Таким образом, применение определенных приемов дает возможность с известной степенью точности свести реконструируемые архетипы к одной хронологической плоскости. Реконструировать праязыковую схему – это значит рационально использовать индикаторы одноплоскостного существования языковых явлений и по возможности с наименьшими ошибками расположить их на одном хронологическом уровне. Праязыковая схема в исторических исследованиях необходима. Гипотетически восстанавливаемый праязык играет роль очень удобной точки отсчета при изучении истории языков. Прежде чем выяснить, в каком направлении развивалось то или иное слово или та или иная форма, необходимо знать их древнее состояние. Точнее говоря, без праязыковой схемы не может быть исторической перспективы.
Опыт истории языкознания с достаточной очевидностью показывает, что всякие попытки изучения истории языка вне праязыковой схемы превращаются в неорганизованный набор отдельных исторических экскурсов.
По своей сущности праязыковая схема является типичной моделью. С необходимостью подобных моделей ученые, работающие в разных отраслях науки, сталкиваются постоянно. Палеонтологу нередко приходится из разрозненных костей древнего животного и их обломков составлять скелет этого животного. Историк на основании изучения исторических документов производит описание изучаемой им исторической эпохи. Каждому, однако, известно, что разрозненные исторические документы не дают полного представления о всех событиях минувшей эпохи, так же, как скелет представляет некоторую модель древнего животного. Документы дают возможность создать некоторую модель эпохи, точно так же, как скелет представляет некую модель древнего животного. Точно такой же моделью является и гипотетический праязык. Отдельные его элементы обладают разной степенью познавательной ценности: одни могут давать большую информацию о прошлом, другие меньшую. Все это определяется наличием реальных возможностей реконструкции. Однако при всех недостатках архетипов и их возможной неполноте праязыковая модель не лишена познавательной ценности.
Выше упоминалось, что праязыковая модель является удобной точкой отсчета при исторических исследованиях. Однако ее роль этим далеко не ограничивается. Известно, что отдельные исторические события не могут создать целостного представления об эпохе, например, Полтавская битва в истории России, рассматриваемая сама по себе, не дает целостного представления об эпохе Петра I.
Отдельное событие еще не составляет истории. История начинается только тогда, когда рассматриваются целостные эпохи. Модель, представляющая системно организованное множество ее составляющих элементов, уже способна дать более или менее целостное представление об эпохе. Неоценимое достоинство праязыковой модели состоит в том, что она способна дать целостное представление об эпохе или эпохах, которые не засвидетельствованы ни в каких письменных памятниках. Поэтому без праязыковых схем не может быть истории языка.

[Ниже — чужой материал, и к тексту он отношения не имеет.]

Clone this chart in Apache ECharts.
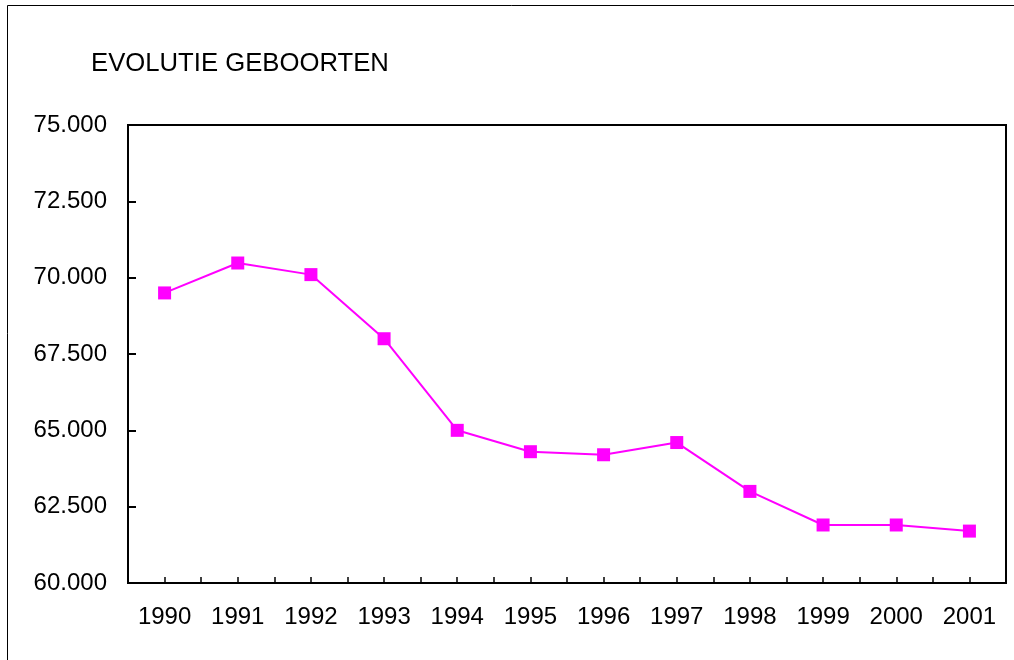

Как известно, сравнительно исторический метод со времени А. Шлейхера подвергался непрерывному совершенствованию. В настоящее время компаративисты при изучении истории языка используют и другие методы (статистические, типологические и т.п.). Однако до сих пор не придумано никакого нового метода кроме праязыковой схемы, который мог бы дать более или менее целостное представление об эпохах истории языка, не засвидетельствованных письменными памятниками. В этом отношении праязыковая схема незаменима. Практика сравнительно-исторических исследований полностью доказала жизнеспособность праязыковой гипотезы.